"""

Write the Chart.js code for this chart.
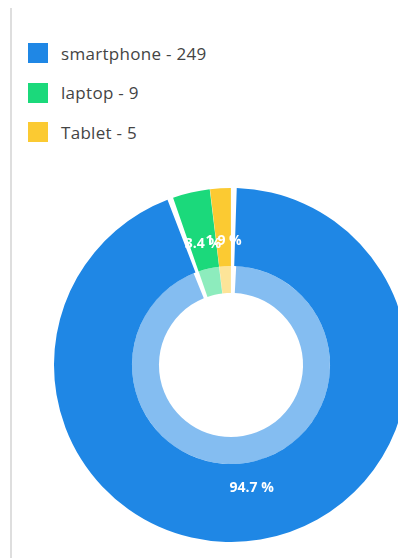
<!DOCTYPE html>
<html>
<head>
<meta charset="utf-8">
<script src="https://cdn.jsdelivr.net/npm/chart.js@4.4.0/dist/chart.umd.min.js"></script>
<style>
    html, body { margin: 0; padding: 0; background: #fff; width: 398px; height: 558px; overflow: hidden; }
    .card { position: absolute; left: 10px; top: 8px; bottom: 0; width: 420px; border-left: 2px solid #dedede; }
    #legend { position: absolute; left: 28px; top: 43px; font-family: "Open Sans", sans-serif; font-size: 17px; letter-spacing: 0.3px; color: #444; }
    .item { display: flex; align-items: center; height: 20px; margin-bottom: 19.5px; }
    .swatch { width: 20px; height: 20px; margin-right: 13px; }
    .chart-box { position: absolute; left: 54px; top: 188px; width: 354px; height: 354px; }
</style>
</head>
<body>
<div class="card"></div>
<div id="legend"></div>
<div class="chart-box"><canvas id="deviceChart"></canvas></div>
<script>
    var labels = ['smartphone', 'laptop', 'Tablet'];
    var values = [249, 9, 5];
    var colors = ['#1f87e5', '#1bd97b', '#fbca32'];
    var lightColors = ['rgba(31, 135, 229, 0.55)', 'rgba(27, 217, 123, 0.5)', 'rgba(251, 202, 50, 0.5)'];

    var total = values.reduce(function (a, b) { return a + b; }, 0);
    function pct(i) {
        return (values[i] / total * 100).toFixed(1) + ' %';
    }

    // legende em html: "nome - valor"
    var legend = document.getElementById('legend');
    labels.forEach(function (label, i) {
        var row = document.createElement('div');
        row.className = 'item';
        row.innerHTML = '<span class="swatch" style="background:' + colors[i] + '"></span>' + label + ' - ' + values[i];
        legend.appendChild(row);
    });

    // percentual no meio do anel
    var percentLabels = {
        id: 'percentLabels',
        afterDatasetsDraw: function (chart) {
            var outer = chart.getDatasetMeta(0);
            var inner = chart.getDatasetMeta(1);
            var ctx = chart.ctx;
            ctx.save();
            ctx.font = 'bold 14px "Open Sans"';
            ctx.fillStyle = '#fff';
            ctx.textAlign = 'center';
            ctx.textBaseline = 'middle';
            outer.data.forEach(function (arc, i) {
                var mid = (arc.startAngle + arc.endAngle) / 2;
                var r = (arc.outerRadius + inner.data[i].innerRadius) / 2 + 1.5;
                ctx.fillText(pct(i), arc.x + Math.cos(mid) * r, arc.y + Math.sin(mid) * r);
            });
            ctx.restore();
        }
    };

    var ctx = document.getElementById('deviceChart').getContext('2d');
    var myChart = new Chart(ctx, {
        type: 'doughnut',
        data: {
            labels: labels,
            datasets: [{
                data: values,
                backgroundColor: colors,
                borderWidth: 0,
                spacing: 3,
                weight: 78
            }, {
                data: values,
                backgroundColor: lightColors,
                borderWidth: 0,
                spacing: 3,
                weight: 27
            }]
        },
        options: {
            responsive: true,
            maintainAspectRatio: false,
            animation: false,
            cutout: '40.2%',
            layout: { padding: 0 },
            plugins: {
                legend: { display: false },
                tooltip: { enabled: false }
            }
        },
        plugins: [percentLabels]
    });
</script>
</body>
</html>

"""

What the exercise asks:
Take the listing above and restate it word for word, without its pictures.

Output for this exercise:
Write the Chart.js code for this chart.
<!DOCTYPE html>
<html>
<head>
<meta charset="utf-8">
<script src="https://cdn.jsdelivr.net/npm/chart.js@4.4.0/dist/chart.umd.min.js"></script>
<style>
    html, body { margin: 0; padding: 0; background: #fff; width: 398px; height: 558px; overflow: hidden; }
    .card { position: absolute; left: 10px; top: 8px; bottom: 0; width: 420px; border-left: 2px solid #dedede; }
    #legend { position: absolute; left: 28px; top: 43px; font-family: "Open Sans", sans-serif; font-size: 17px; letter-spacing: 0.3px; color: #444; }
    .item { display: flex; align-items: center; height: 20px; margin-bottom: 19.5px; }
    .swatch { width: 20px; height: 20px; margin-right: 13px; }
    .chart-box { position: absolute; left: 54px; top: 188px; width: 354px; height: 354px; }
</style>
</head>
<body>
<div class="card"></div>
<div id="legend"></div>
<div class="chart-box"><canvas id="deviceChart"></canvas></div>
<script>
    var labels = ['smartphone', 'laptop', 'Tablet'];
    var values = [249, 9, 5];
    var colors = ['#1f87e5', '#1bd97b', '#fbca32'];
    var lightColors = ['rgba(31, 135, 229, 0.55)', 'rgba(27, 217, 123, 0.5)', 'rgba(251, 202, 50, 0.5)'];

    var total = values.reduce(function (a, b) { return a + b; }, 0);
    function pct(i) {
        return (values[i] / total * 100).toFixed(1) + ' %';
    }

    // legende em html: "nome - valor"
    var legend = document.getElementById('legend');
    labels.forEach(function (label, i) {
        var row = document.createElement('div');
        row.className = 'item';
        row.innerHTML = '<span class="swatch" style="background:' + colors[i] + '"></span>' + label + ' - ' + values[i];
        legend.appendChild(row);
    });

    // percentual no meio do anel
    var percentLabels = {
        id: 'percentLabels',
        afterDatasetsDraw: function (chart) {
            var outer = chart.getDatasetMeta(0);
            var inner = chart.getDatasetMeta(1);
            var ctx = chart.ctx;
            ctx.save();
            ctx.font = 'bold 14px "Open Sans"';
            ctx.fillStyle = '#fff';
            ctx.textAlign = 'center';
            ctx.textBaseline = 'middle';
            outer.data.forEach(function (arc, i) {
                var mid = (arc.startAngle + arc.endAngle) / 2;
                var r = (arc.outerRadius + inner.data[i].innerRadius) / 2 + 1.5;
                ctx.fillText(pct(i), arc.x + Math.cos(mid) * r, arc.y + Math.sin(mid) * r);
            });
            ctx.restore();
        }
    };

    var ctx = document.getElementById('deviceChart').getContext('2d');
    var myChart = new Chart(ctx, {
        type: 'doughnut',
        data: {
            labels: labels,
            datasets: [{
                data: values,
                backgroundColor: colors,
                borderWidth: 0,
                spacing: 3,
                weight: 78
            }, {
                data: values,
                backgroundColor: lightColors,
                borderWidth: 0,
                spacing: 3,
                weight: 27
            }]
        },
        options: {
            responsive: true,
            maintainAspectRatio: false,
            animation: false,
            cutout: '40.2%',
            layout: { padding: 0 },
            plugins: {
                legend: { display: false },
                tooltip: { enabled: false }
            }
        },
        plugins: [percentLabels]
    });
</script>
</body>
</html>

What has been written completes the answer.